The human body repels magnets very slightly because it has water, which is diamagnetic. Powerful enough magnets have been used to make frogs float, but unfortunately only small objects can be levitated this way.
Diamagnetic materials will seek out regions of lower field strength. The diamagnetic acceleration goes as B*dB/dx, where B is the magnetic field and dB/dx is the gradient. Larger objects need more total B because the B gradient must persist over a longer distance. Because the force is B*dB/dx and not dB/dx, the maximum B required follows a square-root field strength scaling law. For a human, ~25 times larger than a frog, you will need a field 5 times as intense. Ten tesla will levitate a frog, so 50 to for a human. 45 is our limit (national high magnetic field lab) for now. It requires megawatts of power for the resistive inside, liquid helium for the superconductive outside, and probable lots of care to make sure the whole thing doesn't explode due to the magnetic forces. In the future, it is not infeasible that we will produce 50 tesla, but it would probably have a small bore/coil size ratio.

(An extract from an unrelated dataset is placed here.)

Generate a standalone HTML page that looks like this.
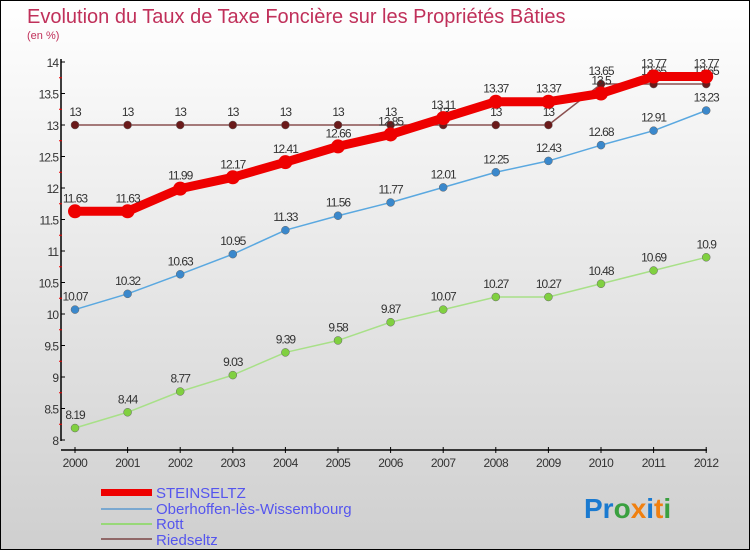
<!DOCTYPE html>
<html><head><meta charset="utf-8"><style>
body{margin:0}
#c{width:748px;height:548px;border:1px solid #000;background:linear-gradient(#fff,#cfcfcf);position:relative;font-family:"Liberation Sans",sans-serif;overflow:hidden}
</style></head><body>
<div id="c">
<svg id="s" width="748" height="548">
<text x="26" y="22" font-size="20" fill="#c0305a">Evolution du Taux de Taxe Foncière sur les Propriétés Bâties</text>
<text x="26" y="38" font-size="11" fill="#c0305a">(en %)</text>
<g id="ax"></g><g id="marks"></g>
<g>
<rect x="100" y="488" width="51" height="7" fill="#e00"/>
<text x="155" y="497" font-size="15" fill="#5555ee">STEINSELTZ</text>
<rect x="100" y="507" width="51" height="2" fill="#7aa8d0"/>
<text x="155" y="513" font-size="15" fill="#5555ee">Oberhoffen-lès-Wissembourg</text>
<rect x="100" y="522" width="51" height="2" fill="#98d878"/>
<text x="155" y="528" font-size="15" fill="#5555ee">Rott</text>
<rect x="100" y="537" width="51" height="2" fill="#906868"/>
<text x="155" y="544" font-size="15" fill="#5555ee">Riedseltz</text>
</g>
<text x="583" y="517" font-size="28" font-weight="bold"><tspan fill="#1a7ad0">Pr</tspan><tspan fill="#3aa040">o</tspan><tspan fill="#f08010">x</tspan><tspan fill="#1a7ad0">i</tspan><tspan fill="#f08010">t</tspan><tspan fill="#3aa040">i</tspan></text>
</svg></div>
<script>
const years=[2000,2001,2002,2003,2004,2005,2006,2007,2008,2009,2010,2011,2012];
const yTicks=[8,8.5,9,9.5,10,10.5,11,11.5,12,12.5,13,13.5,14];
const steinseltz=[11.63,11.63,11.99,12.17,12.41,12.66,12.85,13.11,13.37,13.37,13.5,13.77,13.77];
const oberhoffen=[10.07,10.32,10.63,10.95,11.33,11.56,11.77,12.01,12.25,12.43,12.68,12.91,13.23];
const rott=[8.19,8.44,8.77,9.03,9.39,9.58,9.87,10.07,10.27,10.27,10.48,10.69,10.9];
const riedseltz=[13,13,13,13,13,13,13,13,13,13,13.65,13.65,13.65];
const NS="http://www.w3.org/2000/svg";
const xs=i=>74+i*52.6, ys=v=>439-(v-8)*63;
function mk(p,t,a){const e=document.createElementNS(NS,t);for(const k in a)e.setAttribute(k,a[k]);p.appendChild(e);return e;}
const ax=document.getElementById('ax'),mg=document.getElementById('marks');
let e=mk(ax,'line',{x1:60,y1:58,x2:60,y2:440,stroke:'#000','stroke-width':1.5});

e=mk(ax,'line',{x1:60,y1:449,x2:706,y2:449,stroke:'#000','stroke-width':1.5});

yTicks.forEach((v,i)=>{const y=ys(v);mk(ax,'line',{x1:60,y1:y,x2:64,y2:y,stroke:'#000'});
 if(i<yTicks.length-1)mk(ax,'line',{x1:58,y1:ys(v+0.25),x2:61,y2:ys(v+0.25),stroke:'#e00'});
 const t=mk(ax,'text',{x:57,y:y+5,'font-size':12,fill:'#333','text-anchor':'end','letter-spacing':'-1'});t.textContent=v;
 });
years.forEach((yr,i)=>{const x=xs(i);mk(ax,'line',{x1:x,y1:446,x2:x,y2:452,stroke:'#000'});
 const t=mk(ax,'text',{x:x,y:466,'font-size':12,fill:'#333','text-anchor':'middle','letter-spacing':'-0.5'});t.textContent=yr;
 });
function series(name,d,col,w,r,dot,lab){const g=mk(mg,'g',{});
 const l=mk(g,'polyline',{points:d.map((v,i)=>xs(i)+','+ys(v)).join(' '),fill:'none',stroke:col,'stroke-width':w,'stroke-linejoin':'round'});
 
 d.forEach((v,i)=>{const c=mk(g,'circle',{cx:xs(i),cy:ys(v),r:r,fill:dot,stroke:dot==='#e00'?'none':'#666','stroke-width':0.5});
  
  const t=mk(g,'text',{x:xs(i),y:ys(v)-9,'font-size':12,fill:'#333','text-anchor':'middle','letter-spacing':'-1'});t.textContent=v;
  });}
series('riedseltz',riedseltz,'#8a5050',1.5,4,'#6a1a1a');
series('rott',rott,'#a8e088',1.5,4,'#80d040');
series('oberhoffen',oberhoffen,'#5aa8e0',1.5,4,'#3a88cc');
series('steinseltz',steinseltz,'#e00',9,7,'#e00');
</script></body></html>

Far more important is that 10 tesla MRI will make a person quite dizzy. The vestibular system (ear motion detector) runs a DC electric (ionic) current through a fluid. If you put this in a static magnetic field, you will get a Lorentz force, which will swirl the liquid. If you rotate in the field, other magnetic effects on conductors would apply as well. 50 tesla would be much harder, if not dangerous.
The shape is also important. You would need to build a static machine so that you can sit or stand in the "gravity", but you can't walk around.
Finally, your magnet would attract ferromagnetic projectiles with 25 times the force of a 2T MRI. Shrapnel!
Lets stick to rotating space stations for now.